_Set task_:
Find the number of lines below in which the word "chart" appears, and write that number only.
___ Supplied information ___
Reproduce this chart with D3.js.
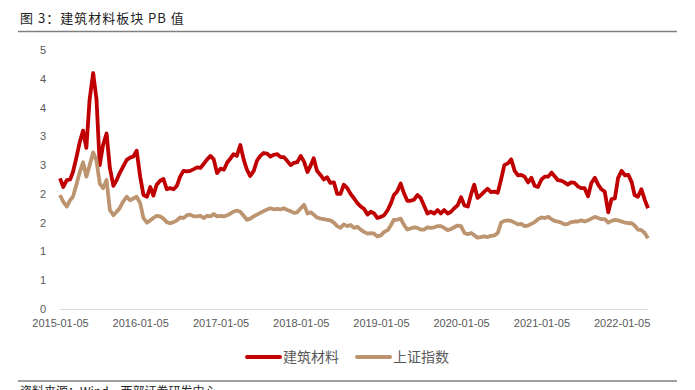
<!DOCTYPE html>
<html>
<head>
<meta charset="utf-8">
<script src="https://cdn.jsdelivr.net/npm/d3@7"></script>
<style>
  body { margin: 0; background: #fff; }
  svg { display: block; }
</style>
</head>
<body>
<div id="chart"></div>
<script>
// half-month sampling of the two PB series
var dates = [
  '2015-01-05','2015-01-20','2015-02-05','2015-02-20','2015-03-05','2015-03-20','2015-04-05','2015-04-20','2015-05-05','2015-05-20','2015-06-05','2015-06-20',
  '2015-07-05','2015-07-20','2015-08-05','2015-08-20','2015-09-05','2015-09-20','2015-10-05','2015-10-20','2015-11-05','2015-11-20','2015-12-05','2015-12-20',
  '2016-01-05','2016-01-20','2016-02-05','2016-02-20','2016-03-05','2016-03-20','2016-04-05','2016-04-20','2016-05-05','2016-05-20','2016-06-05','2016-06-20',
  '2016-07-05','2016-07-20','2016-08-05','2016-08-20','2016-09-05','2016-09-20','2016-10-05','2016-10-20','2016-11-05','2016-11-20','2016-12-05','2016-12-20',
  '2017-01-05','2017-01-20','2017-02-05','2017-02-20','2017-03-05','2017-03-20','2017-04-05','2017-04-20','2017-05-05','2017-05-20','2017-06-05','2017-06-20',
  '2017-07-05','2017-07-20','2017-08-05','2017-08-20','2017-09-05','2017-09-20','2017-10-05','2017-10-20','2017-11-05','2017-11-20','2017-12-05','2017-12-20',
  '2018-01-05','2018-01-20','2018-02-05','2018-02-20','2018-03-05','2018-03-20','2018-04-05','2018-04-20','2018-05-05','2018-05-20','2018-06-05','2018-06-20',
  '2018-07-05','2018-07-20','2018-08-05','2018-08-20','2018-09-05','2018-09-20','2018-10-05','2018-10-20','2018-11-05','2018-11-20','2018-12-05','2018-12-20',
  '2019-01-05','2019-01-20','2019-02-05','2019-02-20','2019-03-05','2019-03-20','2019-04-05','2019-04-20','2019-05-05','2019-05-20','2019-06-05','2019-06-20',
  '2019-07-05','2019-07-20','2019-08-05','2019-08-20','2019-09-05','2019-09-20','2019-10-05','2019-10-20','2019-11-05','2019-11-20','2019-12-05','2019-12-20',
  '2020-01-05','2020-01-20','2020-02-05','2020-02-20','2020-03-05','2020-03-20','2020-04-05','2020-04-20','2020-05-05','2020-05-20','2020-06-05','2020-06-20',
  '2020-07-05','2020-07-20','2020-08-05','2020-08-20','2020-09-05','2020-09-20','2020-10-05','2020-10-20','2020-11-05','2020-11-20','2020-12-05','2020-12-20',
  '2021-01-05','2021-01-20','2021-02-05','2021-02-20','2021-03-05','2021-03-20','2021-04-05','2021-04-20','2021-05-05','2021-05-20','2021-06-05','2021-06-20',
  '2021-07-05','2021-07-20','2021-08-05','2021-08-20','2021-09-05','2021-09-20','2021-10-05','2021-10-20','2021-11-05','2021-11-20','2021-12-05','2021-12-20',
  '2022-01-05','2022-01-20','2022-02-05','2022-02-20','2022-03-05','2022-03-20','2022-04-05','2022-04-20','2022-05-05'
];

var buildingMaterials = [
  2.27,2.12,2.24,2.25,2.38,2.62,2.90,3.10,2.80,3.65,4.10,3.65,
  2.50,2.85,3.05,2.45,2.14,2.24,2.37,2.48,2.59,2.63,2.65,2.75,
  2.30,1.98,1.95,2.12,1.97,2.16,2.23,2.26,2.08,2.10,2.08,2.14,
  2.30,2.40,2.39,2.40,2.43,2.46,2.45,2.52,2.60,2.66,2.60,2.36,
  2.44,2.42,2.55,2.62,2.69,2.66,2.85,2.60,2.42,2.31,2.40,2.58,
  2.66,2.71,2.70,2.65,2.68,2.69,2.64,2.64,2.57,2.50,2.54,2.55,
  2.66,2.56,2.38,2.50,2.62,2.40,2.33,2.25,2.29,2.19,2.20,2.00,
  2.00,2.16,2.10,2.00,1.92,1.84,1.78,1.74,1.64,1.69,1.66,1.58,
  1.60,1.63,1.72,1.84,1.98,2.04,2.18,2.01,1.88,1.88,1.90,1.98,
  1.93,1.80,1.66,1.69,1.66,1.72,1.66,1.72,1.66,1.69,1.75,1.80,
  1.94,1.80,1.78,2.00,2.16,1.93,1.98,2.04,2.09,2.03,2.04,2.02,
  2.25,2.50,2.53,2.60,2.40,2.32,2.33,2.30,2.20,2.28,2.14,2.12,
  2.25,2.30,2.30,2.37,2.31,2.24,2.23,2.20,2.16,2.20,2.19,2.13,
  2.10,2.10,1.96,2.19,2.28,2.16,2.08,2.04,1.68,1.91,1.92,2.28,
  2.40,2.32,2.33,2.20,1.98,1.95,2.08,1.90,1.75
];

var shanghaiIndex = [
  1.98,1.86,1.78,1.89,1.95,2.15,2.38,2.55,2.30,2.50,2.72,2.58,
  2.18,2.10,2.24,1.72,1.63,1.69,1.76,1.87,1.95,1.89,1.92,1.95,
  1.84,1.58,1.50,1.54,1.58,1.62,1.61,1.57,1.51,1.49,1.51,1.54,
  1.59,1.58,1.63,1.64,1.61,1.61,1.62,1.58,1.62,1.61,1.65,1.61,
  1.62,1.61,1.63,1.66,1.69,1.71,1.69,1.62,1.55,1.57,1.61,1.64,
  1.67,1.70,1.73,1.75,1.73,1.74,1.73,1.75,1.72,1.70,1.67,1.68,
  1.75,1.81,1.66,1.68,1.64,1.59,1.57,1.56,1.55,1.54,1.50,1.44,
  1.41,1.47,1.44,1.46,1.41,1.43,1.38,1.34,1.31,1.32,1.31,1.26,
  1.28,1.34,1.37,1.46,1.55,1.55,1.57,1.46,1.38,1.40,1.42,1.41,
  1.38,1.38,1.42,1.41,1.42,1.44,1.44,1.41,1.37,1.39,1.42,1.45,
  1.44,1.32,1.30,1.32,1.28,1.24,1.25,1.26,1.25,1.27,1.28,1.32,
  1.50,1.53,1.54,1.53,1.50,1.47,1.48,1.44,1.45,1.48,1.51,1.56,
  1.59,1.58,1.60,1.56,1.53,1.52,1.50,1.47,1.48,1.51,1.52,1.52,
  1.54,1.52,1.54,1.57,1.60,1.58,1.56,1.56,1.50,1.53,1.55,1.54,
  1.52,1.50,1.49,1.49,1.45,1.38,1.37,1.32,1.23
];

var seriesNames = ['建筑材料', '上证指数'];
var seriesColors = ['#C00000', '#BC9570'];
var yTicks = [0, 0.5, 1, 1.5, 2, 2.5, 3, 3.5, 4, 4.5];
var xTicks = ['2015-01-05','2016-01-05','2017-01-05','2018-01-05','2019-01-05','2020-01-05','2021-01-05','2022-01-05'];

var width = 695, height = 390;
var parse = d3.timeParse('%Y-%m-%d');
var cjk = '"Noto Sans CJK SC", "Noto Sans", sans-serif';

var svg = d3.select('#chart').append('svg')
  .attr('width', width)
  .attr('height', height);

// header and footer rules
svg.append('text')
  .attr('x', 20)
  .attr('y', 23)
  .attr('font-family', cjk)
  .attr('font-size', 13)
  .attr('letter-spacing', 1)
  .attr('fill', '#222')
  .text('图 3：建筑材料板块 PB 值');

svg.append('line')
  .attr('x1', 18).attr('x2', 677)
  .attr('y1', 31.5).attr('y2', 31.5)
  .attr('stroke', '#7f7f7f')
  .attr('stroke-width', 1.5);

svg.append('line')
  .attr('x1', 18).attr('x2', 677)
  .attr('y1', 381).attr('y2', 381)
  .attr('stroke', '#7f7f7f')
  .attr('stroke-width', 1.5);

// source line sits at the bottom edge, clipped like in the original page
svg.append('text')
  .attr('x', 20)
  .attr('y', 396)
  .attr('font-family', cjk)
  .attr('font-size', 12)
  .attr('fill', '#222')
  .text('资料来源：Wind，西部证券研发中心');

// scales
var x = d3.scaleTime()
  .domain([parse(dates[0]), parse(dates[dates.length - 1])])
  .range([60, 648]);

var y = d3.scaleLinear()
  .domain([0, 4.5])
  .range([309, 50]);

// y axis (labels only)
var yAxis = svg.append('g')
  .attr('transform', 'translate(46,0)')
  .call(d3.axisLeft(y).tickValues(yTicks).tickSize(0).tickPadding(0)
    .tickFormat(function(d) { return String(Math.round(d)); }));
yAxis.select('.domain').remove();
yAxis.selectAll('text')
  .attr('font-family', '"Liberation Sans", Arial, sans-serif')
  .attr('font-size', 11)
  .attr('fill', '#595959');

// x axis
var xAxis = svg.append('g')
  .attr('transform', 'translate(0,309)')
  .call(d3.axisBottom(x).tickValues(xTicks.map(parse)).tickSize(0).tickPadding(10)
    .tickFormat(d3.timeFormat('%Y-%m-%d')));
xAxis.select('.domain')
  .attr('stroke', '#d9d9d9')
  .attr('stroke-width', 1);
xAxis.selectAll('text')
  .attr('font-family', '"Liberation Sans", Arial, sans-serif')
  .attr('font-size', 11)
  .attr('fill', '#595959');

// lines
var line = d3.line()
  .x(function(d) { return x(d.date); })
  .y(function(d) { return y(d.value); });

[buildingMaterials, shanghaiIndex].forEach(function(values, i) {
  var data = values.map(function(v, j) { return {date: parse(dates[j]), value: v}; });
  svg.append('path')
    .datum(data)
    .attr('fill', 'none')
    .attr('stroke', seriesColors[i])
    .attr('stroke-width', 3.8)
    .attr('stroke-linejoin', 'round')
    .attr('d', line);
});

// legend
var legendX = [247, 357];
seriesNames.forEach(function(name, i) {
  var g = svg.append('g').attr('transform', 'translate(' + legendX[i] + ',357)');
  g.append('line')
    .attr('x1', 0).attr('x2', 33)
    .attr('stroke', seriesColors[i])
    .attr('stroke-width', 4)
    .attr('stroke-linecap', 'round');
  g.append('text')
    .attr('x', 36)
    .attr('y', 5)
    .attr('font-family', cjk)
    .attr('font-size', 14)
    .attr('fill', '#595959')
    .text(name);
});
</script>
</body>
</html>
___
_Response for this exercise_:
3